EXERCISE DETAILS: Please transcribe the data below exactly. Leave the pictures out.

DATA SHOWN:

▼

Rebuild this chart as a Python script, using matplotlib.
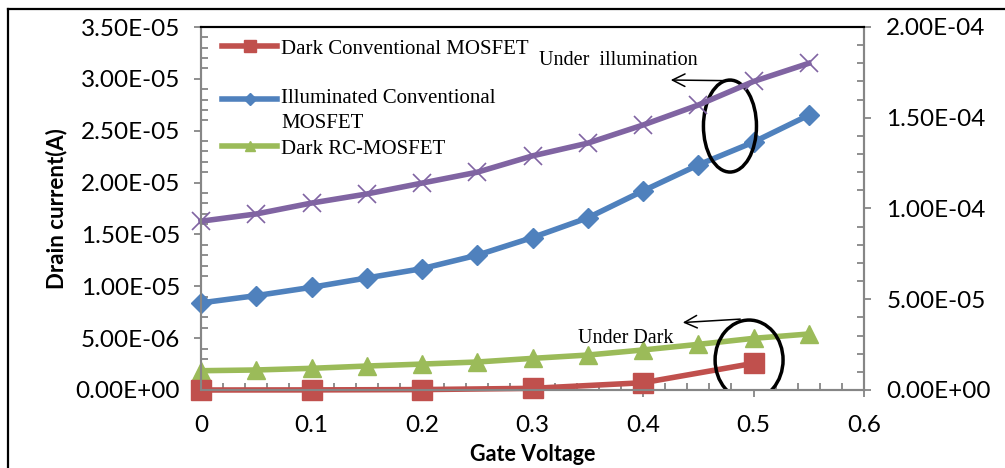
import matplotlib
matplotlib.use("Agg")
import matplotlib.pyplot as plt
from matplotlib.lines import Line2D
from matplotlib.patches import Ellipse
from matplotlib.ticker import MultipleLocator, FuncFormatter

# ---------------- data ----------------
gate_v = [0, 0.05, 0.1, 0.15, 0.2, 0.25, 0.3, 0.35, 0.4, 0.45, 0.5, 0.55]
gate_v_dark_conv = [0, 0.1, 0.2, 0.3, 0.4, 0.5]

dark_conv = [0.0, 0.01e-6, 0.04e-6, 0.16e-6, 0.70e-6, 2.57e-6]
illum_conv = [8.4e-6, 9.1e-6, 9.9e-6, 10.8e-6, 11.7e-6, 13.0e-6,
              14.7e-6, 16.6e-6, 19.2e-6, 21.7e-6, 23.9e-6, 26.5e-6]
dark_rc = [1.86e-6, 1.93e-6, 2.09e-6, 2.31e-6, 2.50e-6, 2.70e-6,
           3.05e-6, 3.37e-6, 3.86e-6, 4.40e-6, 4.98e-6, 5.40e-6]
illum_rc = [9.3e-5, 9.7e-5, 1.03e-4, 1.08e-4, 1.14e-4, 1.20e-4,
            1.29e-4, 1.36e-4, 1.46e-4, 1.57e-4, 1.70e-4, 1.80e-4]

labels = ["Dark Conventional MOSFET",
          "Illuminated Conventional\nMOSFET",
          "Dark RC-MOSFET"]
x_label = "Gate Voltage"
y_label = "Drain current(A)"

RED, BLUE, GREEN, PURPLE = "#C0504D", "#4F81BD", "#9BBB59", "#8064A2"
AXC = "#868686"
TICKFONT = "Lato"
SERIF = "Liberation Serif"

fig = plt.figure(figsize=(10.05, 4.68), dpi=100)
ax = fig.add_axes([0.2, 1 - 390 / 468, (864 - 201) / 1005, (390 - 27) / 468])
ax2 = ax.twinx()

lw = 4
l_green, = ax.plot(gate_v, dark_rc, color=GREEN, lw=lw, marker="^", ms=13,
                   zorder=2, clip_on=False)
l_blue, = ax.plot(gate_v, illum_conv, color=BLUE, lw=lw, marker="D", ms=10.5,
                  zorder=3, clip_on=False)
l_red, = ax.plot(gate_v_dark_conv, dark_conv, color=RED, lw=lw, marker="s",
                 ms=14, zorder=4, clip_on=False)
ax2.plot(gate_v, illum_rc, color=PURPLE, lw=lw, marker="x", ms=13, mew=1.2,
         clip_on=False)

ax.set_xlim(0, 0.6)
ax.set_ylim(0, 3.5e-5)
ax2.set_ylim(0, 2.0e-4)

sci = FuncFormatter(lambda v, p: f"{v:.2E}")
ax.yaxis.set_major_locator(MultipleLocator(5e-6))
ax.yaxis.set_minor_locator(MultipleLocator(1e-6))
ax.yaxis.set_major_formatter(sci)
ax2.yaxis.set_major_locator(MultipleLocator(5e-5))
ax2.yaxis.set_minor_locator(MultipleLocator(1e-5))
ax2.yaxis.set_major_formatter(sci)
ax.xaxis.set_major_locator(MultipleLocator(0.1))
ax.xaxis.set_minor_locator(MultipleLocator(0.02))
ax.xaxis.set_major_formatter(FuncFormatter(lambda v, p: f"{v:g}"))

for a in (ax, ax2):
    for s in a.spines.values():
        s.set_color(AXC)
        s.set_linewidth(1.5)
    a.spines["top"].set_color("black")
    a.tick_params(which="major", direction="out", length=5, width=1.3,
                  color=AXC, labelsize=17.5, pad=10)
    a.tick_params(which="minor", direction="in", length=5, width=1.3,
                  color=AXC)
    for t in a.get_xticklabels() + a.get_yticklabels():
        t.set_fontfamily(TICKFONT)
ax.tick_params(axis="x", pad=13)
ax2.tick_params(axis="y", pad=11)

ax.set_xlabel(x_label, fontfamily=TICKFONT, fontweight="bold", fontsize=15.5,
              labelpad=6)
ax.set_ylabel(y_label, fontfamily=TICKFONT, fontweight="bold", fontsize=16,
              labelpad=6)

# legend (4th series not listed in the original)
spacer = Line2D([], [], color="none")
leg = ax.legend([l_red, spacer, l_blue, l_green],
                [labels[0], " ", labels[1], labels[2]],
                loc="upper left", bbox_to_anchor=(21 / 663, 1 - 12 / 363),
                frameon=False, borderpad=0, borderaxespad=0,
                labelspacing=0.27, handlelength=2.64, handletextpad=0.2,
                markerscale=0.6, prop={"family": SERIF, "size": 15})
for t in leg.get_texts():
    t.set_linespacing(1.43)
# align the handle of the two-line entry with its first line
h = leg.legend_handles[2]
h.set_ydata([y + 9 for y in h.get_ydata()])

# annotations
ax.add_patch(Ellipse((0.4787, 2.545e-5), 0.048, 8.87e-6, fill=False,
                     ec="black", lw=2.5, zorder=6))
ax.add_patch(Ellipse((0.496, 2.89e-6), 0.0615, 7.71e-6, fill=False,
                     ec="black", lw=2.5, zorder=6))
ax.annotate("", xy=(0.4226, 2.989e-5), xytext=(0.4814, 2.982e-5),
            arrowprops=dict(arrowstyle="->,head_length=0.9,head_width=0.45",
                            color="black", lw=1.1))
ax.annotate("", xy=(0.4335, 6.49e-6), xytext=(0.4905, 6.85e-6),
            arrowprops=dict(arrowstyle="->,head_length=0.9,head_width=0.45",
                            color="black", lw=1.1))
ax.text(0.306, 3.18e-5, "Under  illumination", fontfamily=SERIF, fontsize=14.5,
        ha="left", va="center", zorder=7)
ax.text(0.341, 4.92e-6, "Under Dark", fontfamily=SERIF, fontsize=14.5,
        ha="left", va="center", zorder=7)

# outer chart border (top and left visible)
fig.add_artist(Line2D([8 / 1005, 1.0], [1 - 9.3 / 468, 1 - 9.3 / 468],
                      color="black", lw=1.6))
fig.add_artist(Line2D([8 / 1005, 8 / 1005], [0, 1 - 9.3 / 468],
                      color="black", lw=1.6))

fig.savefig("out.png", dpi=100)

▲

RIGHT ANSWER:
Rebuild this chart as a Python script, using matplotlib.
import matplotlib
matplotlib.use("Agg")
import matplotlib.pyplot as plt
from matplotlib.lines import Line2D
from matplotlib.patches import Ellipse
from matplotlib.ticker import MultipleLocator, FuncFormatter

# ---------------- data ----------------
gate_v = [0, 0.05, 0.1, 0.15, 0.2, 0.25, 0.3, 0.35, 0.4, 0.45, 0.5, 0.55]
gate_v_dark_conv = [0, 0.1, 0.2, 0.3, 0.4, 0.5]

dark_conv = [0.0, 0.01e-6, 0.04e-6, 0.16e-6, 0.70e-6, 2.57e-6]
illum_conv = [8.4e-6, 9.1e-6, 9.9e-6, 10.8e-6, 11.7e-6, 13.0e-6,
              14.7e-6, 16.6e-6, 19.2e-6, 21.7e-6, 23.9e-6, 26.5e-6]
dark_rc = [1.86e-6, 1.93e-6, 2.09e-6, 2.31e-6, 2.50e-6, 2.70e-6,
           3.05e-6, 3.37e-6, 3.86e-6, 4.40e-6, 4.98e-6, 5.40e-6]
illum_rc = [9.3e-5, 9.7e-5, 1.03e-4, 1.08e-4, 1.14e-4, 1.20e-4,
            1.29e-4, 1.36e-4, 1.46e-4, 1.57e-4, 1.70e-4, 1.80e-4]

labels = ["Dark Conventional MOSFET",
          "Illuminated Conventional\nMOSFET",
          "Dark RC-MOSFET"]
x_label = "Gate Voltage"
y_label = "Drain current(A)"

RED, BLUE, GREEN, PURPLE = "#C0504D", "#4F81BD", "#9BBB59", "#8064A2"
AXC = "#868686"
TICKFONT = "Lato"
SERIF = "Liberation Serif"

fig = plt.figure(figsize=(10.05, 4.68), dpi=100)
ax = fig.add_axes([0.2, 1 - 390 / 468, (864 - 201) / 1005, (390 - 27) / 468])
ax2 = ax.twinx()

lw = 4
l_green, = ax.plot(gate_v, dark_rc, color=GREEN, lw=lw, marker="^", ms=13,
                   zorder=2, clip_on=False)
l_blue, = ax.plot(gate_v, illum_conv, color=BLUE, lw=lw, marker="D", ms=10.5,
                  zorder=3, clip_on=False)
l_red, = ax.plot(gate_v_dark_conv, dark_conv, color=RED, lw=lw, marker="s",
                 ms=14, zorder=4, clip_on=False)
ax2.plot(gate_v, illum_rc, color=PURPLE, lw=lw, marker="x", ms=13, mew=1.2,
         clip_on=False)

ax.set_xlim(0, 0.6)
ax.set_ylim(0, 3.5e-5)
ax2.set_ylim(0, 2.0e-4)

sci = FuncFormatter(lambda v, p: f"{v:.2E}")
ax.yaxis.set_major_locator(MultipleLocator(5e-6))
ax.yaxis.set_minor_locator(MultipleLocator(1e-6))
ax.yaxis.set_major_formatter(sci)
ax2.yaxis.set_major_locator(MultipleLocator(5e-5))
ax2.yaxis.set_minor_locator(MultipleLocator(1e-5))
ax2.yaxis.set_major_formatter(sci)
ax.xaxis.set_major_locator(MultipleLocator(0.1))
ax.xaxis.set_minor_locator(MultipleLocator(0.02))
ax.xaxis.set_major_formatter(FuncFormatter(lambda v, p: f"{v:g}"))

for a in (ax, ax2):
    for s in a.spines.values():
        s.set_color(AXC)
        s.set_linewidth(1.5)
    a.spines["top"].set_color("black")
    a.tick_params(which="major", direction="out", length=5, width=1.3,
                  color=AXC, labelsize=17.5, pad=10)
    a.tick_params(which="minor", direction="in", length=5, width=1.3,
                  color=AXC)
    for t in a.get_xticklabels() + a.get_yticklabels():
        t.set_fontfamily(TICKFONT)
ax.tick_params(axis="x", pad=13)
ax2.tick_params(axis="y", pad=11)

ax.set_xlabel(x_label, fontfamily=TICKFONT, fontweight="bold", fontsize=15.5,
              labelpad=6)
ax.set_ylabel(y_label, fontfamily=TICKFONT, fontweight="bold", fontsize=16,
              labelpad=6)

# legend (4th series not listed in the original)
spacer = Line2D([], [], color="none")
leg = ax.legend([l_red, spacer, l_blue, l_green],
                [labels[0], " ", labels[1], labels[2]],
                loc="upper left", bbox_to_anchor=(21 / 663, 1 - 12 / 363),
                frameon=False, borderpad=0, borderaxespad=0,
                labelspacing=0.27, handlelength=2.64, handletextpad=0.2,
                markerscale=0.6, prop={"family": SERIF, "size": 15})
for t in leg.get_texts():
    t.set_linespacing(1.43)
# align the handle of the two-line entry with its first line
h = leg.legend_handles[2]
h.set_ydata([y + 9 for y in h.get_ydata()])

# annotations
ax.add_patch(Ellipse((0.4787, 2.545e-5), 0.048, 8.87e-6, fill=False,
                     ec="black", lw=2.5, zorder=6))
ax.add_patch(Ellipse((0.496, 2.89e-6), 0.0615, 7.71e-6, fill=False,
                     ec="black", lw=2.5, zorder=6))
ax.annotate("", xy=(0.4226, 2.989e-5), xytext=(0.4814, 2.982e-5),
            arrowprops=dict(arrowstyle="->,head_length=0.9,head_width=0.45",
                            color="black", lw=1.1))
ax.annotate("", xy=(0.4335, 6.49e-6), xytext=(0.4905, 6.85e-6),
            arrowprops=dict(arrowstyle="->,head_length=0.9,head_width=0.45",
                            color="black", lw=1.1))
ax.text(0.306, 3.18e-5, "Under  illumination", fontfamily=SERIF, fontsize=14.5,
        ha="left", va="center", zorder=7)
ax.text(0.341, 4.92e-6, "Under Dark", fontfamily=SERIF, fontsize=14.5,
        ha="left", va="center", zorder=7)

# outer chart border (top and left visible)
fig.add_artist(Line2D([8 / 1005, 1.0], [1 - 9.3 / 468, 1 - 9.3 / 468],
                      color="black", lw=1.6))
fig.add_artist(Line2D([8 / 1005, 8 / 1005], [0, 1 - 9.3 / 468],
                      color="black", lw=1.6))

fig.savefig("out.png", dpi=100)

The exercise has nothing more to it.